A elles seules, l’Europe, la Chine et l’Inde importeraient plus de 50 % de la production mondiale, principalement issue de Malaisie et surtout d’Indonésie qui produit chaque année 27 millions de tonnes d’huile de palme sur une surface de 8,4 millions d’hectares. La demande est telle, et les rentrées fiscales à ce point rémunératrices, que le pays pourrait même envisager de réquisitionner jusqu’à 20 millions d’hectares d’ici 2025 pour augmenter sa production. En Malaisie, les chiffres sont moins précis, mais diverses ONG estiment à 1,3 million d’hectares la part de forêts supprimées annuellement pour dégager des espaces de culture. Même si les palmiers à huile génèrent entre 5 et 7 fois plus d’huile que les arachides, et jusqu’à 10 fois plus que le soja sur un espace similaire, l’impact sur les forêts est manifeste. Sans parler des dégâts environnementaux des grandes monocultures industrielles qui appauvrissent les sols et utilisent quantité d’intrants.
Pas de boycott
Signe que le phénomène prend des proportions hors normes, certaines autorités ont commencé à montrer des signes de réaction. Fin 2012, l’entreprise italienne Ferrero a cru un instant devoir supporter une taxe de 300 % sur les pots de Nutella vendus en France - premier consommateur mondial de la fameuse pâte à tartiner - en raison de son usage abondant d’huile de palme. Propos fermement démentis par la suite par le courageux gouvernement français, qui auront tout de même coûté toute une campagne de communication à Ferrero pour garantir son huile de palme "100 % durable et traçable".

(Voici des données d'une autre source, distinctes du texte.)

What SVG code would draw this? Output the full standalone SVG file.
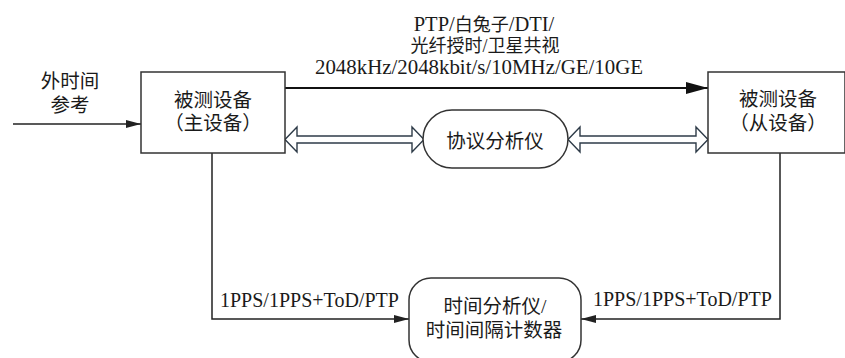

Magnifique, c’est exactement ce que le consommateur voulait entendre, mais la durabilité marketée reste difficile à vérifier. Le label RSPO utilisé par Ferrero regroupe un millier d’acteurs liés d’une façon ou d’une autre à l’huile de palme. Il impose une série de critères comme la mesure des émissions de gaz à effet de serre, la mise en place de politiques de lutte contre la corruption, ou encore l’interdiction du travail forcé, mais reste, selon la plupart des critiques adressées, très peu contrôlé sur le terrain. "Ce n’est pas parfait, mais c’est une piste à suivre, parce que le boycott de l’huile de palme n’est pas une option envisageable, ajoute Suzanne Kroger. Même si cette huile a mauvaise réputation, elle joue un rôle essentiel dans l’industrie indonésienne et peut être exploitée proprement. Une solution serait, par exemple, d’augmenter la productivité des terres et, surtout, des petits producteurs, et d’utiliser des terrains qui ne sont pas recouverts de forêts et pourraient être exploités sans dommages collatéraux".
L’Indonésie a récemment quitté le label à la demande des petits producteurs pour mettre en place sa propre certification gouvernementale qui devrait être obligatoire en 2014, sans faire de la durabilité une priorité. La production mondiale d’huile de palme, elle, devrait doubler d’ici 2050 et se chercher des terres sur d’autres continents.